::: RECORDED INFORMATION

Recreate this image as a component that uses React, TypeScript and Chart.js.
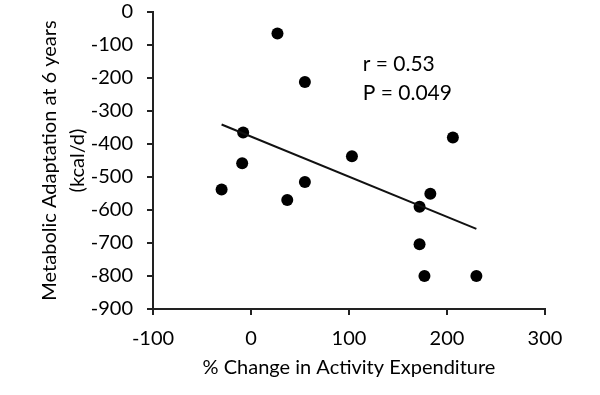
import React, { useEffect, useRef } from "react";
import { Chart, registerables } from "chart.js";

Chart.register(...registerables);

// Scatter data: % change in activity expenditure vs metabolic adaptation (kcal/d)
const pointsX = [27, 55, -8, -9, -30, 37, 55, 103, 206, 183, 172, 172, 177, 230];
const pointsY = [-65, -212, -365, -458, -538, -570, -515, -437, -380, -551, -590, -704, -800, -800];

// Regression line endpoints
const trendX = [-30, 230];
const trendY = [-341, -657];

// Axis ranges / ticks
const xTicks = [-100, 0, 100, 200, 300];
const yTicks = [0, -100, -200, -300, -400, -500, -600, -700, -800, -900];

// Annotation text
const annLabels = ["r = 0.53", "P = 0.049"];
const annX = [114, 114];
const annY = [-157, -245];

const xTitle = "% Change in Activity Expenditure";
const yTitle = ["Metabolic Adaptation at 6 years", "(kcal/d)"];

const FONT = "Lato, 'Open Sans', sans-serif";
const TEXT = "#000";

const annotationPlugin = {
  id: "annot",
  afterDatasetsDraw(chart: any) {
    const { ctx, scales } = chart;
    const x = scales.x;
    const y = scales.y;
    ctx.save();
    ctx.font = `21px ${FONT}`;
    ctx.fillStyle = TEXT;
    ctx.textAlign = "left";
    ctx.textBaseline = "middle";
    annLabels.forEach((t, i) => {
      ctx.fillText(t, x.getPixelForValue(annX[i]), y.getPixelForValue(annY[i]));
    });
    ctx.restore();
  },
};

export default function App() {
  const ref = useRef<HTMLCanvasElement | null>(null);

  useEffect(() => {
    if (!ref.current) return;
    const chart = new Chart(ref.current, {
      type: "scatter",
      data: {
        datasets: [
          {
            type: "line",
            data: trendX.map((v, i) => ({ x: v, y: trendY[i] })),
            borderColor: "#111",
            borderWidth: 2,
            pointRadius: 0,
            fill: false,
          } as any,
          {
            data: pointsX.map((v, i) => ({ x: v, y: pointsY[i] })),
            backgroundColor: "#000",
            borderColor: "#000",
            pointRadius: 6,
            borderWidth: 0,
          },
        ],
      },
      options: {
        animation: false,
        responsive: false,
        layout: { padding: { top: 0, right: 55, left: 0, bottom: 0 } },
        plugins: {
          legend: { display: false },
          tooltip: { enabled: false },
        },
        scales: {
          x: {
            type: "linear",
            min: -100,
            max: 300,
            afterFit: (s: any) => {
              s.height = 86;
            },
            afterBuildTicks: (s: any) => {
              s.ticks = xTicks.map((v) => ({ value: v }));
            },
            ticks: {
              color: TEXT,
              font: { family: FONT, size: 20 },
              padding: 12,
            },
            grid: {
              drawOnChartArea: false,
              drawTicks: true,
              tickLength: 6,
              color: "#222",
              lineWidth: 2,
            },
            border: { display: true, color: "#222", width: 2 },
            title: {
              display: true,
              text: xTitle,
              color: TEXT,
              font: { family: FONT, size: 20 },
              padding: { top: 0, bottom: 15 },
            },
          },
          y: {
            type: "linear",
            min: -900,
            max: 0,
            afterFit: (s: any) => {
              s.width = 153;
              s.paddingTop = 12;
              s.paddingBottom = 0;
            },
            afterBuildTicks: (s: any) => {
              s.ticks = yTicks.map((v) => ({ value: v }));
            },
            ticks: {
              color: TEXT,
              font: { family: FONT, size: 20 },
              padding: 14,
            },
            grid: {
              drawOnChartArea: false,
              drawTicks: true,
              tickLength: 6,
              color: "#222",
              lineWidth: 2,
            },
            border: { display: true, color: "#222", width: 2 },
            title: {
              display: true,
              text: yTitle,
              color: TEXT,
              font: { family: FONT, size: 20, lineHeight: 1.4 },
              padding: { top: 36, bottom: 0 },
            },
          },
        },
      },
      plugins: [annotationPlugin],
    });
    return () => chart.destroy();
  }, []);

  return (
    <div style={{ position: "fixed", left: 0, top: 0, width: 600, height: 395, background: "#fff" }}>
      <canvas ref={ref} width={600} height={395} style={{ display: "block" }} />
    </div>
  );
}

::::::

WRITTEN INSTRUCTION »
Write out again exactly the lines from the start of the data above through the line containing "const trendY = [-341, -657];", inclusive, excluding any pictures.

SOLUTION TO THIS EXERCISE »
Recreate this image as a component that uses React, TypeScript and Chart.js.
import React, { useEffect, useRef } from "react";
import { Chart, registerables } from "chart.js";

Chart.register(...registerables);

// Scatter data: % change in activity expenditure vs metabolic adaptation (kcal/d)
const pointsX = [27, 55, -8, -9, -30, 37, 55, 103, 206, 183, 172, 172, 177, 230];
const pointsY = [-65, -212, -365, -458, -538, -570, -515, -437, -380, -551, -590, -704, -800, -800];

// Regression line endpoints
const trendX = [-30, 230];
const trendY = [-341, -657];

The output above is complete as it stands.